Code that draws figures
* * *

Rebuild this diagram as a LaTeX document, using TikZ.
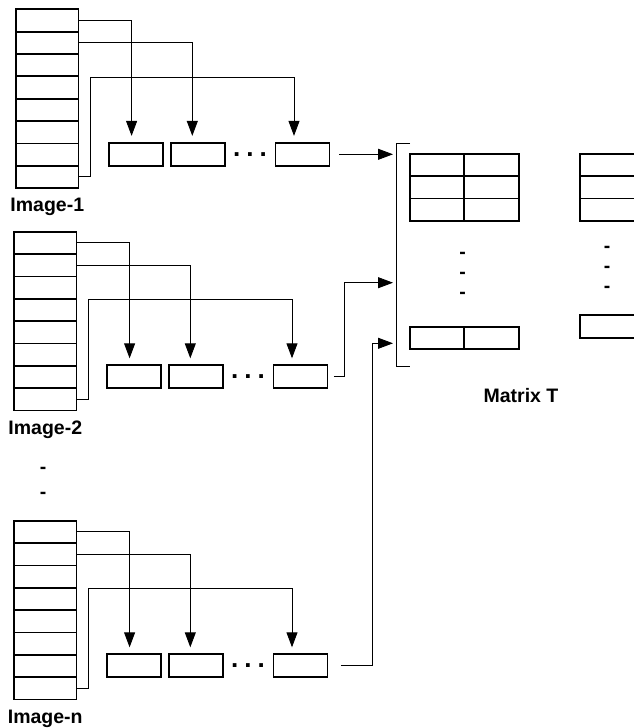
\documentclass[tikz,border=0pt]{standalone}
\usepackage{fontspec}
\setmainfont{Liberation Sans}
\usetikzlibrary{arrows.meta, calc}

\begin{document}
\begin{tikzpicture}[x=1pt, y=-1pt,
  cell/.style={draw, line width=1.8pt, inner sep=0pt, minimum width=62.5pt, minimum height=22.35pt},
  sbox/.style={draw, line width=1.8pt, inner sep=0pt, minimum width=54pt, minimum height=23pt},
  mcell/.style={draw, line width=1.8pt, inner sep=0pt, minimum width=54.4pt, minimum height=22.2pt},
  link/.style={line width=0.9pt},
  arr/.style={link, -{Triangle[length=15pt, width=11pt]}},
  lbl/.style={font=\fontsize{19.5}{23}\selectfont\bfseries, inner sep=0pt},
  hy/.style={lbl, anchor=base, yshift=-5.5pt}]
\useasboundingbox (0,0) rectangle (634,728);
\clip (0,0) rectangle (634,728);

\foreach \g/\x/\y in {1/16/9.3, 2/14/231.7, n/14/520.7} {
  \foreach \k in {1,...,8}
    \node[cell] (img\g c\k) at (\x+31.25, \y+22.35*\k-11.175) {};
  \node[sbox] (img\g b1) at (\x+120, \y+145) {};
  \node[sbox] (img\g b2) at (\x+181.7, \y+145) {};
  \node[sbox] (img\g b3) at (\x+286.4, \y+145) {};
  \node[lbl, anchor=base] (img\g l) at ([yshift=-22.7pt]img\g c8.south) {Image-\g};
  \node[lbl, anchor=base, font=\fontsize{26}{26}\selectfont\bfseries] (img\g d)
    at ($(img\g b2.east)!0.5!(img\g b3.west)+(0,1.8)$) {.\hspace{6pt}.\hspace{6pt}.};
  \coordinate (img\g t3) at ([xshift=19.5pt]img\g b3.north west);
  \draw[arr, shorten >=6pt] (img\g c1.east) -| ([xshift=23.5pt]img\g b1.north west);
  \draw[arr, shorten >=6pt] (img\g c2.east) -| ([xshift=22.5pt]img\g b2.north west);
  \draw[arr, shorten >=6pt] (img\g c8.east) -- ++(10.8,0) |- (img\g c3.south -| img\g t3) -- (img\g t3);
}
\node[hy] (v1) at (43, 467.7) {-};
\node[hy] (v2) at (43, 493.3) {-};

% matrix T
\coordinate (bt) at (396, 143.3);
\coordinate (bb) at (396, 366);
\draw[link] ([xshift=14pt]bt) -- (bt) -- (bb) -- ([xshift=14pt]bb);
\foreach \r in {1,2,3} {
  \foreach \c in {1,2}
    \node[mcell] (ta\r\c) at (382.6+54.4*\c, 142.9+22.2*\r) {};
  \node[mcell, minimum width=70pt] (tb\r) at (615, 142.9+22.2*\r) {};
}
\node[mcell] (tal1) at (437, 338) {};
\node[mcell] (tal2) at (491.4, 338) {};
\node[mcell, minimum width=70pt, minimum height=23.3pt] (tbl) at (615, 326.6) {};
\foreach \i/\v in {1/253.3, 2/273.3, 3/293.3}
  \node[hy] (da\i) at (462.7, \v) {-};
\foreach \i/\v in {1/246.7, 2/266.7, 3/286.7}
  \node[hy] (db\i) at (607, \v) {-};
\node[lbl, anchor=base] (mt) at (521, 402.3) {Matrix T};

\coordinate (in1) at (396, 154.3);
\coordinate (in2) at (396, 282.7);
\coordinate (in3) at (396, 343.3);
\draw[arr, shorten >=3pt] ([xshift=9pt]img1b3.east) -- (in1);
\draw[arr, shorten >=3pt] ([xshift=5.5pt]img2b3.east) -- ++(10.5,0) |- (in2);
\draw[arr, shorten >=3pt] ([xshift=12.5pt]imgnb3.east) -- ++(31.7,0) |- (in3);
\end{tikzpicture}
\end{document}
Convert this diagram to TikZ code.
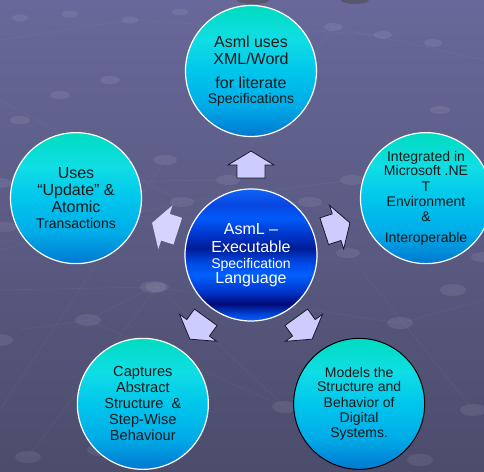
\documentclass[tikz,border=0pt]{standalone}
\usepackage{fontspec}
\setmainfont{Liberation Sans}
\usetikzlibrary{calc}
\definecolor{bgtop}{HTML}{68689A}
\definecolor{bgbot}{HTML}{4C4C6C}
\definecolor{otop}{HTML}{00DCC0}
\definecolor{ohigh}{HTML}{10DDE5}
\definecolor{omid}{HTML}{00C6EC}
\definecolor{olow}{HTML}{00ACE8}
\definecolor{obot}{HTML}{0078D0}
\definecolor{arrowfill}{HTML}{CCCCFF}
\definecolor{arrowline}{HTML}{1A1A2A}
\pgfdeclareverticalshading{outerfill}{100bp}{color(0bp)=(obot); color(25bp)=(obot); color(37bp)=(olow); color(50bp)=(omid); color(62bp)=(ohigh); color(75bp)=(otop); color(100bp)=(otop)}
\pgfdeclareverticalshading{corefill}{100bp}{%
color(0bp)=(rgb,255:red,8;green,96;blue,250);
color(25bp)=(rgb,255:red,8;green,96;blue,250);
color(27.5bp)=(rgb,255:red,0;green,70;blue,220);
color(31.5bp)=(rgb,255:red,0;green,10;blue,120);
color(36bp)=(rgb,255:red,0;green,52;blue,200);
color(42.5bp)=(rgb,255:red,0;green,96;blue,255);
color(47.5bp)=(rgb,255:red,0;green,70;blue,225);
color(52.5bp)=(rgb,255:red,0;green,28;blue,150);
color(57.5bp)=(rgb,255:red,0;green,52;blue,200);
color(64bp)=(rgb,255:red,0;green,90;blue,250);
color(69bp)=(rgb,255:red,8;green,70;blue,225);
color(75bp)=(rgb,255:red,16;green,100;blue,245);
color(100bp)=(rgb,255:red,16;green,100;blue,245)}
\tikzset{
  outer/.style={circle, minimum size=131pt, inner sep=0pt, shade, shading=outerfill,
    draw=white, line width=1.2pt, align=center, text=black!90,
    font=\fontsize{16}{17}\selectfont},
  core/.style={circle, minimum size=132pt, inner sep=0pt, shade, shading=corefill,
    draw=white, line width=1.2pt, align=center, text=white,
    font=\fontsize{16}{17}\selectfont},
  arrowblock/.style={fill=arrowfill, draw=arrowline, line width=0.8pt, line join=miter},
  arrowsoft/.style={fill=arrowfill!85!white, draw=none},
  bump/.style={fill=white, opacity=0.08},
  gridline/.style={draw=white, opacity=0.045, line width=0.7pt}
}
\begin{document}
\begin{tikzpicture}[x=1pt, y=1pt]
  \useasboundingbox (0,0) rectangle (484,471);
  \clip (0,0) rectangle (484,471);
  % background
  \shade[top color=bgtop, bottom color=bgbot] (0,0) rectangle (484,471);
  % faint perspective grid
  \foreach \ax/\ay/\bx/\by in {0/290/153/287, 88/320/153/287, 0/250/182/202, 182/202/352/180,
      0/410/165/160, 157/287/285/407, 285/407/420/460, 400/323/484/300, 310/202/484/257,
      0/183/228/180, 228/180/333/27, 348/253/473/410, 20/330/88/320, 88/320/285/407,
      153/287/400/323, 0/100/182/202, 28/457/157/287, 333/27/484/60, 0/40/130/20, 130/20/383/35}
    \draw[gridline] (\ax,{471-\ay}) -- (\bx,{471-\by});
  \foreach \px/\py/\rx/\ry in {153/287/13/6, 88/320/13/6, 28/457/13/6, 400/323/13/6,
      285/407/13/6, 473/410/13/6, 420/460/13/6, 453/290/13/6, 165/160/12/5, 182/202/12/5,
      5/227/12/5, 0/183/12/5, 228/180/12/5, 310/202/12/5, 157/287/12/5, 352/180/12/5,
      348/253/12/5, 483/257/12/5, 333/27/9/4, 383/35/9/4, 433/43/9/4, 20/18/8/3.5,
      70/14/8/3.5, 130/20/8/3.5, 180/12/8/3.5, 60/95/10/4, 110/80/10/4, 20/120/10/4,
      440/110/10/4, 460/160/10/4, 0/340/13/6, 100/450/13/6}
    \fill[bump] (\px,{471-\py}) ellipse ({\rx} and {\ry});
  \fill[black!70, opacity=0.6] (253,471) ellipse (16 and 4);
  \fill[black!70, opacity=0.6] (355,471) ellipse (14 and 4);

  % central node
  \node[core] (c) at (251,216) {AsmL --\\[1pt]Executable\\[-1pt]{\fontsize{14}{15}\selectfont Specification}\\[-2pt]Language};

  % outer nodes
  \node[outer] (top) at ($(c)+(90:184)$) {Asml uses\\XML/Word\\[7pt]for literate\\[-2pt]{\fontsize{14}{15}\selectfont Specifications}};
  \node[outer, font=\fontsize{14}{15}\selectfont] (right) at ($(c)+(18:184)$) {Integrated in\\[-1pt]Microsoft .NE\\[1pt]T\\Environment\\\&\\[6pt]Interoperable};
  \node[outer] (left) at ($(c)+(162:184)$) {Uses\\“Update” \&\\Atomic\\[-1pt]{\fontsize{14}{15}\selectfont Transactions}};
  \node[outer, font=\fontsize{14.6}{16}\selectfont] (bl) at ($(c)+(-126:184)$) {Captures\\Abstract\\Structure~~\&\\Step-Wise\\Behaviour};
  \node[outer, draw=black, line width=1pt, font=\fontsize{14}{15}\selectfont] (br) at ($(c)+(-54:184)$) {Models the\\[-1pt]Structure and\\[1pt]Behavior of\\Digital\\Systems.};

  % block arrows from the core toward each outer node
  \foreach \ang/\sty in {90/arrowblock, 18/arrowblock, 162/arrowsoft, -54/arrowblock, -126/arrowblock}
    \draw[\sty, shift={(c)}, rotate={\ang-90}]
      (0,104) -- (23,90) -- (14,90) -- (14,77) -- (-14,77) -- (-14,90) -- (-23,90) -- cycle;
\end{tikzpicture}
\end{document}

* * *

Only lines with "this" are wanted here; list each of them.

Answer in full:
Rebuild this diagram as a LaTeX document, using TikZ.
Convert this diagram to TikZ code.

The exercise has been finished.